Proponents say the millage dedicated to non-flood assets would cover most of the costs of maintaining Lakeshore Drive and the parkland, and would let the Orleans Levee District meet its legal obligations to the subdivisions. They also say the proposed tax would not take any money from the Flood Protection Authority.

However, the Bureau of Governmental Research questions the wisdom of the proposed millages. “It is not clear that the current approach to the non-flood assets is optimal,” it said in its analysis of the millage requsts. It said the Non-Flood Asset Authority has the authority to dispose of some of its various assets, which have little in common except their location. Some, such as the airport and the marinas, are similar to assets managed by other government entities, BGR noted.

Keeping some of the authority’s revenue-generating assets could make sense if they were producing revenue for flood protection, BGR said. However, it said, “this is clearly not the case.” The revenue-producing assets not only fail to subsidize flood protection, it said, they do not even yield enough money to maintain Lakeshore Drive and the adjacent parklands.

Instead of enacting millages that could “cement the current management structure for another 30 years,” BGR said, other alternatives deserve consideration.

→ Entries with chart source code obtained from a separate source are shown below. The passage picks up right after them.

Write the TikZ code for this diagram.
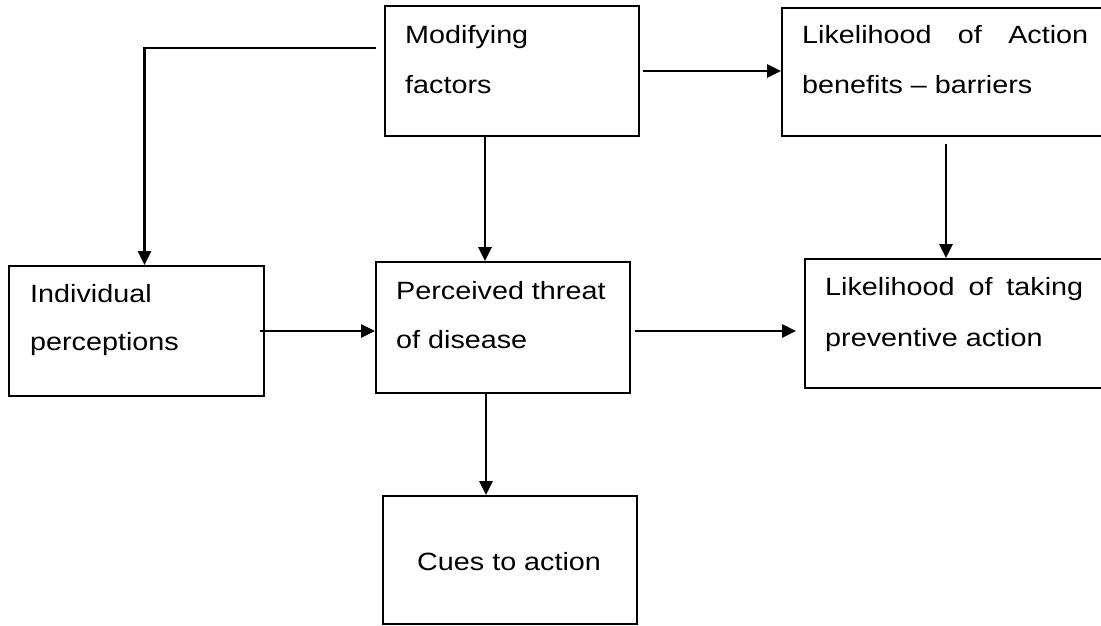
\documentclass[tikz,border=0pt]{standalone}
\usepackage{fontspec}
\setmainfont{Liberation Sans}[FakeStretch=1.15]
\usetikzlibrary{arrows.meta}
\begin{document}
\begin{tikzpicture}[x=1pt,y=-1pt,
  box/.style={draw=black,line width=1.8pt,minimum width=#1,inner sep=0pt},
  lbl/.style={anchor=base west,inner sep=0pt,font=\fontsize{25}{50}\selectfont},
  arr/.style={line width=2.5pt,-{Triangle[length=14pt,width=13pt]}},
  ln/.style={line width=2.5pt}]
\useasboundingbox (0,0) rectangle (1101,625);
% boxes
\node[box=254pt,minimum height=130pt] (mod)  at (512,71) {};
\node[box=328pt,minimum height=128pt] (lact) at (946,72) {};
\node[box=255pt,minimum height=130pt] (ind)  at (136.5,331) {};
\node[box=254pt,minimum height=131pt] (per)  at (503,327.5) {};
\node[box=305pt,minimum height=129pt] (ltak) at (957.5,323.5) {};
\node[box=254pt,minimum height=128pt] (cues) at (510,560) {};
% texts
\node[lbl] (modA) at (405,43) {Modifying};
\node[lbl] (modB) at (405,93) {factors};
\node[lbl] (lactA) at (802,43) {\makebox[286pt][s]{Likelihood of Action}};
\node[lbl] (lactB) at (802,93) {benefits – barriers};
\node[lbl] (indA) at (30,302) {Individual};
\node[lbl] (indB) at (30,350) {perceptions};
\node[lbl] (perA) at (396,299) {Perceived threat};
\node[lbl] (perB) at (396,348) {of disease};
\node[lbl] (ltakA) at (825,295) {\makebox[258pt][s]{Likelihood of taking}};
\node[lbl] (ltakB) at (825,346) {preventive action};
\node[lbl] (cuesA) at (417,570) {Cues to action};
% connectors
\draw[arr] ([xshift=3pt]mod.east) -- (lact.west |- mod.east);
\draw[arr] ([xshift=-27pt]mod.south) -- ([xshift=-27pt]mod.south |- per.north);
\draw[arr] ([yshift=-7pt]lact.south) -- (lact.south |- ltak.north);
\draw[arr] ([xshift=-5pt]ind.east) -- (ind.east -| per.west);
\draw[arr] ([xshift=4pt,yshift=-3.5pt]per.east) -- ([xshift=-8pt,yshift=-3.5pt]per.east -| ltak.west);
\draw[arr] ([xshift=-17pt]per.south) -- ([xshift=-17pt]per.south |- cues.north);
\draw[arr] ([xshift=-8pt,yshift=23pt]mod.west) -| ([xshift=8pt]ind.north);
\end{tikzpicture}
\end{document}
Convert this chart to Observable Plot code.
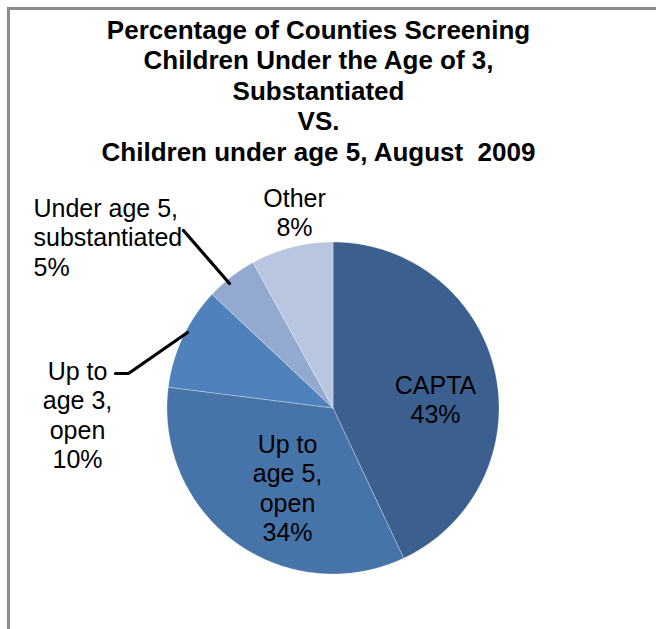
<!DOCTYPE html>
<html>
<head>
<meta charset="utf-8">
<script src="https://cdn.jsdelivr.net/npm/d3@7"></script>
<script src="https://cdn.jsdelivr.net/npm/@observablehq/plot@0.6"></script>
<style>
  html, body { margin: 0; padding: 0; background: #fff; overflow: hidden; }
  #wrap { position: relative; width: 656px; height: 629px; }
  #frame { position: absolute; left: 7px; top: 7px; width: 700px; height: 700px;
           border-left: 3px solid #8c8c8c; border-top: 3px solid #8c8c8c; pointer-events: none; }
  #chart { position: absolute; left: 0; top: 0; }
</style>
</head>
<body>
<div id="wrap"><div id="chart"></div><div id="frame"></div></div>
<script>
// ---- data ----
const categories = ["CAPTA", "Up to age 5, open", "Up to age 3, open", "Under age 5, substantiated", "Other"];
const values = [43, 34, 10, 5, 8];
const labelLines = [
  ["CAPTA", "43%"],
  ["Up to", "age 5,", "open", "34%"],
  ["Up to", "age 3,", "open", "10%"],
  ["Under age 5,", "substantiated", "5%"],
  ["Other", "8%"]
];
const titleLines = [
  "Percentage of Counties Screening",
  "Children Under the Age of 3,",
  "Substantiated",
  "VS.",
  "Children under age 5, August  2009"
];

// ---- layout / style ----
const W = 656, H = 629;
const colors = ["#3B6090", "#4673A8", "#4F81BD", "#94A9CF", "#B9C6E0"];
const pie = {cx: 332.5, cy: 407.5, r: 166};
const titleLayout = {x: 318, y0: 38, step: 30.5, size: 26};
const labelLayout = [
  {x: 435, y0: 393, anchor: "middle"},
  {x: 287, y0: 452, anchor: "middle"},
  {x: 77, y0: 379, anchor: "middle"},
  {x: 33, y0: 216, anchor: "start"},
  {x: 294, y0: 206, anchor: "middle"}
];
const labelStep = 29.5, labelSize = 25;
const leaders = [
  {slice: 3, pts: [[183, 230], [229, 283]]},
  {slice: 2, pts: [[115, 373], [128, 373], [187, 332]]}
];

// ---- build slices from the values ----
const arcs = d3.pie().sort(null).value(d => d)(values);
const slicePts = [];
arcs.forEach((a, i) => {
  const cat = categories[i];
  slicePts.push({cat, x: pie.cx, y: pie.cy});
  const n = Math.max(2, Math.ceil((a.endAngle - a.startAngle) / 0.01));
  for (let k = 0; k <= n; k++) {
    const t = a.startAngle + (a.endAngle - a.startAngle) * k / n;
    slicePts.push({cat, x: pie.cx + pie.r * Math.sin(t), y: pie.cy - pie.r * Math.cos(t)});
  }
  slicePts.push({cat, x: pie.cx, y: pie.cy});
});

const titleData = titleLines.map((t, i) => ({text: t, x: titleLayout.x, y: titleLayout.y0 + i * titleLayout.step}));
const labelData = [];
labelLines.forEach((lines, i) => {
  const L = labelLayout[i];
  lines.forEach((t, j) => labelData.push({text: t, x: L.x, y: L.y0 + j * labelStep, anchor: L.anchor}));
});
const leaderData = [];
leaders.forEach((l, i) => l.pts.forEach(p => leaderData.push({id: i, x: p[0], y: p[1]})));

const font = "'Liberation Sans', Arial, Helvetica, sans-serif";

const chart = Plot.plot({
  width: W, height: H,
  margin: 0,
  x: {domain: [0, W], range: [0, W], axis: null},
  y: {domain: [0, H], range: [0, H], axis: null},
  color: {domain: categories, range: colors},
  style: {fontFamily: font, background: "transparent"},
  marks: [
    Plot.line(slicePts, {x: "x", y: "y", z: "cat", fill: "cat", stroke: "#ffffff", strokeWidth: 0.6, strokeOpacity: 0.5, curve: "linear"}),
    Plot.line(leaderData, {x: "x", y: "y", z: "id", stroke: "#000", strokeWidth: 3.2, strokeLinejoin: "miter"}),
    Plot.text(titleData, {x: "x", y: "y", text: "text", fontSize: titleLayout.size, fontWeight: "bold", fill: "#000", lineAnchor: "bottom", textAnchor: "middle"}),
    Plot.text(labelData.filter(d => d.anchor === "middle"), {x: "x", y: "y", text: "text", fontSize: labelSize, fill: "#000", lineAnchor: "bottom", textAnchor: "middle"}),
    Plot.text(labelData.filter(d => d.anchor === "start"), {x: "x", y: "y", text: "text", fontSize: labelSize, fill: "#000", lineAnchor: "bottom", textAnchor: "start"})
  ]
});
document.getElementById("chart").appendChild(chart);
</script>
</body>
</html>
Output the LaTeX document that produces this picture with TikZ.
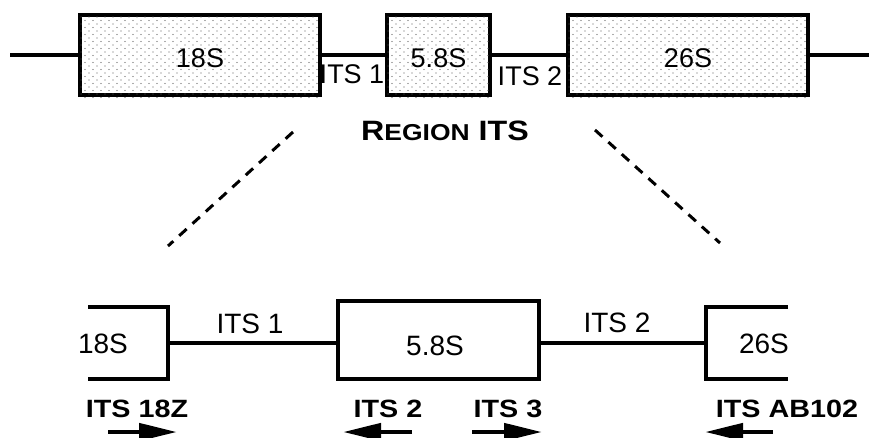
\documentclass[tikz,border=0pt]{standalone}
\usepackage{fontspec}
\setmainfont{Liberation Sans}
\newfontfamily\widebf[FakeStretch=1.15]{Liberation Sans}
\usetikzlibrary{arrows.meta}

\begin{document}
\begin{tikzpicture}[x=1pt,y=-1pt,line width=3.5pt,
  gene/.style={draw,line width=4pt,minimum height=80pt,
    text height=24pt,text depth=0pt,inner sep=0pt,font=\fontsize{27}{30}\selectfont},
  part/.style={minimum height=72pt,inner sep=0pt,outer sep=0pt},
  txt/.style={anchor=base,inner sep=0pt,font=\fontsize{28}{30}\selectfont},
  primer/.style={anchor=base,inner sep=0pt,font=\widebf\bfseries\fontsize{25}{27}\selectfont},
  parrow/.style={line width=4.5pt,-{Triangle[length=38pt,width=17pt]}},
  zoomline/.style={line width=3pt,dash pattern=on 10pt off 8pt}]
\useasboundingbox (0,0) rectangle (869,437);
% whole region
\node[gene,minimum width=240pt] (b18) at (200,55) {};
\node[gene,minimum width=103pt] (b58) at (438.5,55) {};
\node[gene,minimum width=240pt] (b26) at (688,55) {};
\foreach \b in {b18,b58,b26}{\begin{scope}
\clip ([shift={(2.5,-2.5)}]\b.north west) rectangle ([shift={(-2.5,2.5)}]\b.south east);
\begin{scope}[shift={(\b.north west)}]
\foreach \i in {0,...,30}\foreach \j in {0,...,11}{
  \fill[black!65] (8*\i+3,7*\j+4) circle (0.55pt);
  \fill[black!65] (8*\i+7,7*\j+7.5) circle (0.55pt);}
\end{scope}\end{scope}}
\node[gene,draw=none,minimum width=240pt] at (b18) {18S};
\node[gene,draw=none,minimum width=103pt] at (b58) {5.8S};
\node[gene,draw=none,minimum width=240pt] at (b26) {26S};
\coordinate (lend) at (10,55);\coordinate (rend) at (869,55);
\draw (lend) -- (b18) -- (b58) -- (b26) -- (rend);
\node[txt,font=\fontsize{27}{30}\selectfont] (its1) at (352,83) {ITS 1};
\node[txt,font=\fontsize{27}{30}\selectfont] (its2) at (530,85) {ITS 2};
\node[anchor=base,inner sep=0pt,font=\widebf\bfseries] (reg) at (445,140)
  {{\fontsize{28}{30}\selectfont R}{\fontsize{23}{30}\selectfont EGION}{\fontsize{28}{30}\selectfont\ ITS}};
% zoom lines
\coordinate (zl1) at (293,132);\coordinate (zl2) at (168,246);
\coordinate (zr1) at (595,130);\coordinate (zr2) at (720,243);
\draw[zoomline] (zl1) -- (zl2);\draw[zoomline] (zr1) -- (zr2);
% detail
\node[part,minimum width=80pt] (c18) at (128,343) {};
\node[draw,line width=4pt,minimum width=201pt,minimum height=78pt,inner sep=0pt] (c58) at (438.5,340) {};
\node[part,minimum width=82pt] (c26) at (747,343) {};
\draw[line width=4pt] (c18.north west) -- (c18.north east) -- (c18.south east) -- (c18.south west);
\draw[line width=4pt] (c26.north east) -- (c26.north west) -- (c26.south west) -- (c26.south east);
\draw (c18.east) -- (c18.east -| c58.west);\draw (c58.east |- c26.west) -- (c26.west);
\node[txt] (t18) at (103,353) {18S};
\node[txt] (t58) at (435,355) {5.8S};
\node[txt] (t26) at (764,353) {26S};
\node[txt] (ti1) at (250,333) {ITS 1};
\node[txt] (ti2) at (617,332) {ITS 2};
% primers
\node[primer] (p18z) at (137,417) {ITS 18Z};
\node[primer] (p2) at (388,417) {ITS 2};
\node[primer] (p3) at (508,417) {ITS 3};
\node[primer] (pab) at (787,417) {ITS AB102};
\coordinate (a1) at (108,432);\coordinate (a1t) at (177,432);
\coordinate (a2) at (412,432);\coordinate (a2t) at (343,432);
\coordinate (a3) at (472,432);\coordinate (a3t) at (542,432);
\coordinate (a4) at (773,432);\coordinate (a4t) at (705,432);
\foreach \s/\t in {a1/a1t,a2/a2t,a3/a3t,a4/a4t}\draw[parrow] (\s) -- (\t);
\end{tikzpicture}
\end{document}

One would be completely disposing of the Orleans Levee District’s non-flood assets or transferring their management to other entities. For instance, BGR said, the New Orleans Aviation Board could take over control of Lakefront Airport, the city’s Municipal Yacht Harbor Management Corp. could oversee the marinas, and City Park or the city’s Department of Parks and Parkways could manage the lakefront parklands.

BGR admitted there is a risk that if the millage fails, the state could direct the Flood Protection Authority once again to subsidize the non-flood assets, reducing the money available for flood control. However, it said, “there is sufficient time before the existing millage expires to come up with a better solution.”